Alberta’s premier is rejecting Opposition claims her planned $100-million pilot project for cleaning up old oil wells was influenced by her United Conservative party leadership campaign, arguing that federal money to get the job done missed many of the province’s worst sites.
Speaking on her province-wide radio call-in show Saturday, Danielle Smith noted the worst wells have been inactive for decades and repeated her argument that government shares some of the blame for the fact regulators let companies off without fulfilling their responsibilities.
Smith said many of the companies that left those wells without cleaning them up aren’t around anymore.
“Because we’re targeting it so closely on the worst wells, we’re looking at sites, for instance, that have been inactive for 20 years that were drilled prior to 1990, so these are kind of the worst of the worst sites,” Smith told listeners Saturday after being asked about the NDP’s claims the program is linked with her leadership fundraising.
“Now we’re left with somebody holding the bag that may not have been responsible for the initial liability. We have regulators who allowed for those transfers to occur. We have regulators in the past who didn’t require cleanup.
“I think we have to take some of the responsibility as government for the fact that we didn’t manage it the way that we should have historically.”
NDP Energy critic Kathleen Ganley said Friday it’s a “huge concern” that before Smith re-entered politics, she lobbied for an oil well cleanup bailout that she made a government priority when she became premier.
The sources of the $1.3 million Smith raised for her leadership campaign last year have not been revealed, and her office has not responded to requests to address questions about how her campaign fundraising has affected her governing priorities.
The Liability Management Incentive Program proposes to give $100 million in royalty breaks to companies that fulfil their legal obligations to restore old oil and gas wells.
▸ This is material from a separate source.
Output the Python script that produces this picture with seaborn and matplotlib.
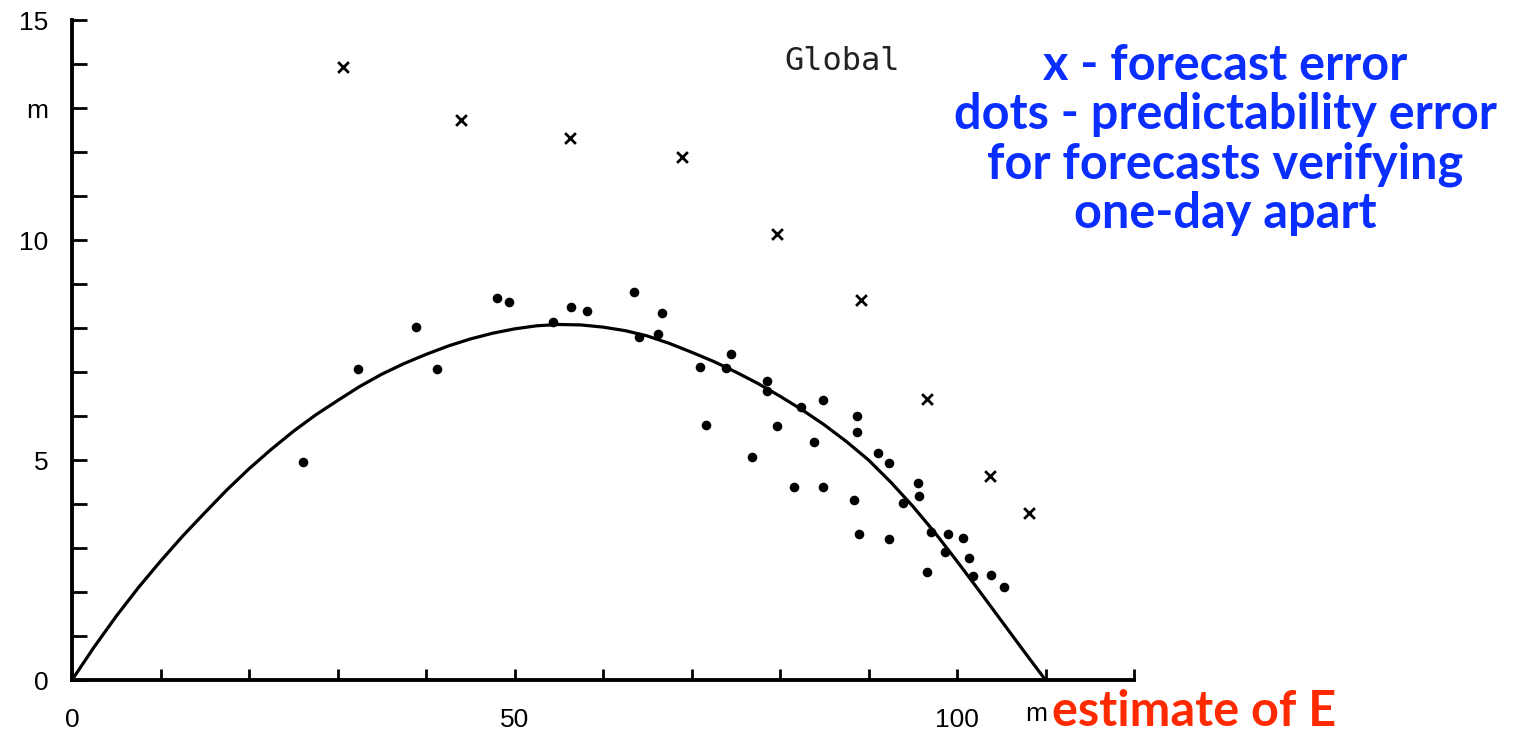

A royalty is the price Alberta charges a company to develop a resource.
Analysts with Scotiabank said in a report that the proposal “goes against the core capitalist principle that private companies should take full responsibility for the liabilities they willingly accept.”
An Independent legislature member and former member of the UCP caucus, Drew Barnes, has called the plan “corporate welfare.”
Smith on Saturday praised the federal government’s Site Rehabilitation Program which provided $1 billion for well-site recovery, but she noted the program is about to end and that it missed the worst sites.
She said flare pits — which she described as pools of water where waste materials were just thrown in — are the biggest problem and have sat in some cases for 40 to 60 years. She said they’re not being cleaned up because “it’s a huge environmental liability expense companies are worried that they’re not going to be able to get the signoff on it.”
Landowners, she said, are left with the unremediated sites.
“The reason I advocated for this program when I first heard about it was because I feel so passionately about landowner rights. I feel so passionately that this has been a long-term problem. No one’s ever found a way to address it,” Smith told listeners.